• [The exercise]: Print again only this span: the line with "What TikZ code", the line with "(wmD) at (953,971)", and all lines between them, exactly as given.

• [Record set]:

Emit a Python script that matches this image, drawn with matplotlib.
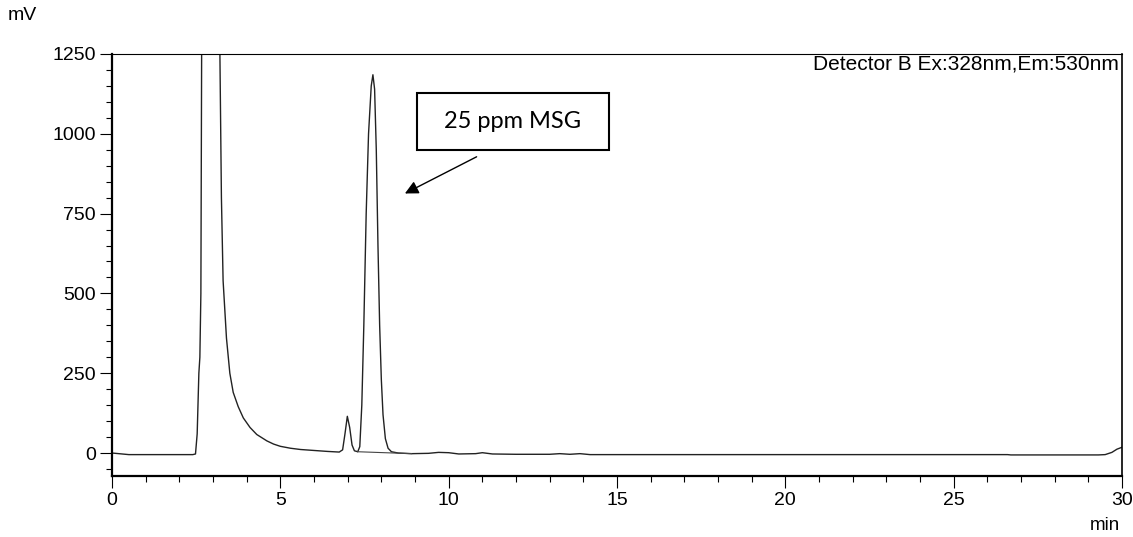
* * *
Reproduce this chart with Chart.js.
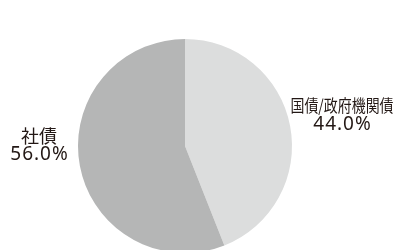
...
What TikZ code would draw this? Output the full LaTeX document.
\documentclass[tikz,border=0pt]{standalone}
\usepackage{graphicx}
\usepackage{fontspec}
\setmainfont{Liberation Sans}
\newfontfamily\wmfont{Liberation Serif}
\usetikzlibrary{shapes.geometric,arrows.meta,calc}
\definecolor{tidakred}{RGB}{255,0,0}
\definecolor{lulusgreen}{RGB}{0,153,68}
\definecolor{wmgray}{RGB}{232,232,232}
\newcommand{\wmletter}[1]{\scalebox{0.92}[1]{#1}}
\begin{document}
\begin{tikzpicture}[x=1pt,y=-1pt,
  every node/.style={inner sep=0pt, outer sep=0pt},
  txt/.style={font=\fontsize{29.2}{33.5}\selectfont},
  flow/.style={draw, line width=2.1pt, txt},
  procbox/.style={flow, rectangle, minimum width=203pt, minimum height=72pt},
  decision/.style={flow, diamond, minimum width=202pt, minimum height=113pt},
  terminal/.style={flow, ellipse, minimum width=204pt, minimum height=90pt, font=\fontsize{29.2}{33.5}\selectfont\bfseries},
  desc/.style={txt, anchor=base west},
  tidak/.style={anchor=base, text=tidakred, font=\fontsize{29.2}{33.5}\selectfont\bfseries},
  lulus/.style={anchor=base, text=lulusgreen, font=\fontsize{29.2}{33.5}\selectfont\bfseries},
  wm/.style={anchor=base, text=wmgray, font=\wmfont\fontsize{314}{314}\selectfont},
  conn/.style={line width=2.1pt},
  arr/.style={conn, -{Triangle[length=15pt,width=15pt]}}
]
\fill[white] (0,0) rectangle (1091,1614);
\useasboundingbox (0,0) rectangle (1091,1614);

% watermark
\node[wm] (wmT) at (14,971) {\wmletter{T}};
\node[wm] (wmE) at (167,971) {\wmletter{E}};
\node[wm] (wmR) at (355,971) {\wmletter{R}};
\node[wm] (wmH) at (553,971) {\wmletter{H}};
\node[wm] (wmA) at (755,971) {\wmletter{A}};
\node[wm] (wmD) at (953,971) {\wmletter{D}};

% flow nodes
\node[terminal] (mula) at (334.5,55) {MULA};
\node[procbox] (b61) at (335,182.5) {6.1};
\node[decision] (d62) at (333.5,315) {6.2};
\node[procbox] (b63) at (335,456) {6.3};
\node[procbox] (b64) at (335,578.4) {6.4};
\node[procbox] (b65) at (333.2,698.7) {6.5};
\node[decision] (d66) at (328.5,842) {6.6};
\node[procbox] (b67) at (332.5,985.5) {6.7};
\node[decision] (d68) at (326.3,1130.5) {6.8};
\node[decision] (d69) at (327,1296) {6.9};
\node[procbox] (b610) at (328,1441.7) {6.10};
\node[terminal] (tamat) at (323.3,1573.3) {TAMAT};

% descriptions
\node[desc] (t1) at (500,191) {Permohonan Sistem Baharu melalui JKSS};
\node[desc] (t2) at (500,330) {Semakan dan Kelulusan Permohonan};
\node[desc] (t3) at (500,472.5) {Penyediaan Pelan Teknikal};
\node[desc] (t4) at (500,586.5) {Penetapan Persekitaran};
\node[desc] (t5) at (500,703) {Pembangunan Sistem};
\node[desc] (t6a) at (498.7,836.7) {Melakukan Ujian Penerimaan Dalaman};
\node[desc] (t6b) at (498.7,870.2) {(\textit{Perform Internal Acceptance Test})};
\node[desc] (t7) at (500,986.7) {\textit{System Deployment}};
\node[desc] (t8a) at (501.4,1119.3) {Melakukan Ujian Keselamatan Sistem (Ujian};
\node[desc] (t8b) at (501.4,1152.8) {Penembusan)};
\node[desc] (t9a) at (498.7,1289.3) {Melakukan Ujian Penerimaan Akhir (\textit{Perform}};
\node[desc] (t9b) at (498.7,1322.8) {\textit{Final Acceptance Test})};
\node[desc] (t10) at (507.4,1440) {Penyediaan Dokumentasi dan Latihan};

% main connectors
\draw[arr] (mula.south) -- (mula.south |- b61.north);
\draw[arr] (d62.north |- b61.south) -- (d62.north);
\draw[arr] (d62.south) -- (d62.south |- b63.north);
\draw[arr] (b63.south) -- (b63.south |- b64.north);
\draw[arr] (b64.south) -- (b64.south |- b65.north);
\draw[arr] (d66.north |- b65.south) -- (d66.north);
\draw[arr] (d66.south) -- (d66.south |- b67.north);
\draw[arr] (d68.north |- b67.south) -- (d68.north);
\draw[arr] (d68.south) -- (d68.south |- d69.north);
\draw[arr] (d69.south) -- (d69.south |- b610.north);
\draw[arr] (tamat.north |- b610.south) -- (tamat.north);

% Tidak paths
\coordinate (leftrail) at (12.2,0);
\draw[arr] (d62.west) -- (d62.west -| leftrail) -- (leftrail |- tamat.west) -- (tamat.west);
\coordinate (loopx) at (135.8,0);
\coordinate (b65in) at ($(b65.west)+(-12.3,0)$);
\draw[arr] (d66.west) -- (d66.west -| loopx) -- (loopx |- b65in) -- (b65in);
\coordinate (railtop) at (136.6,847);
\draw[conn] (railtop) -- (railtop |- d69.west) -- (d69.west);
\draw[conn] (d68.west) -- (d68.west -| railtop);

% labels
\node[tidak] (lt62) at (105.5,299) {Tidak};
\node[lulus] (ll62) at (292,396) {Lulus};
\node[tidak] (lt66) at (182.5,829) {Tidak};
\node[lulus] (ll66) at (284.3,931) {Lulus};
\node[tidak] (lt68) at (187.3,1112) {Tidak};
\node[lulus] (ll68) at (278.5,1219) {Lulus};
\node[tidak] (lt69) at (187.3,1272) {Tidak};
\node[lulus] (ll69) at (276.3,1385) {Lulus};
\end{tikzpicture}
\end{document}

• [In response]:
What TikZ code would draw this? Output the full LaTeX document.
\documentclass[tikz,border=0pt]{standalone}
\usepackage{graphicx}
\usepackage{fontspec}
\setmainfont{Liberation Sans}
\newfontfamily\wmfont{Liberation Serif}
\usetikzlibrary{shapes.geometric,arrows.meta,calc}
\definecolor{tidakred}{RGB}{255,0,0}
\definecolor{lulusgreen}{RGB}{0,153,68}
\definecolor{wmgray}{RGB}{232,232,232}
\newcommand{\wmletter}[1]{\scalebox{0.92}[1]{#1}}
\begin{document}
\begin{tikzpicture}[x=1pt,y=-1pt,
  every node/.style={inner sep=0pt, outer sep=0pt},
  txt/.style={font=\fontsize{29.2}{33.5}\selectfont},
  flow/.style={draw, line width=2.1pt, txt},
  procbox/.style={flow, rectangle, minimum width=203pt, minimum height=72pt},
  decision/.style={flow, diamond, minimum width=202pt, minimum height=113pt},
  terminal/.style={flow, ellipse, minimum width=204pt, minimum height=90pt, font=\fontsize{29.2}{33.5}\selectfont\bfseries},
  desc/.style={txt, anchor=base west},
  tidak/.style={anchor=base, text=tidakred, font=\fontsize{29.2}{33.5}\selectfont\bfseries},
  lulus/.style={anchor=base, text=lulusgreen, font=\fontsize{29.2}{33.5}\selectfont\bfseries},
  wm/.style={anchor=base, text=wmgray, font=\wmfont\fontsize{314}{314}\selectfont},
  conn/.style={line width=2.1pt},
  arr/.style={conn, -{Triangle[length=15pt,width=15pt]}}
]
\fill[white] (0,0) rectangle (1091,1614);
\useasboundingbox (0,0) rectangle (1091,1614);

% watermark
\node[wm] (wmT) at (14,971) {\wmletter{T}};
\node[wm] (wmE) at (167,971) {\wmletter{E}};
\node[wm] (wmR) at (355,971) {\wmletter{R}};
\node[wm] (wmH) at (553,971) {\wmletter{H}};
\node[wm] (wmA) at (755,971) {\wmletter{A}};
\node[wm] (wmD) at (953,971) {\wmletter{D}};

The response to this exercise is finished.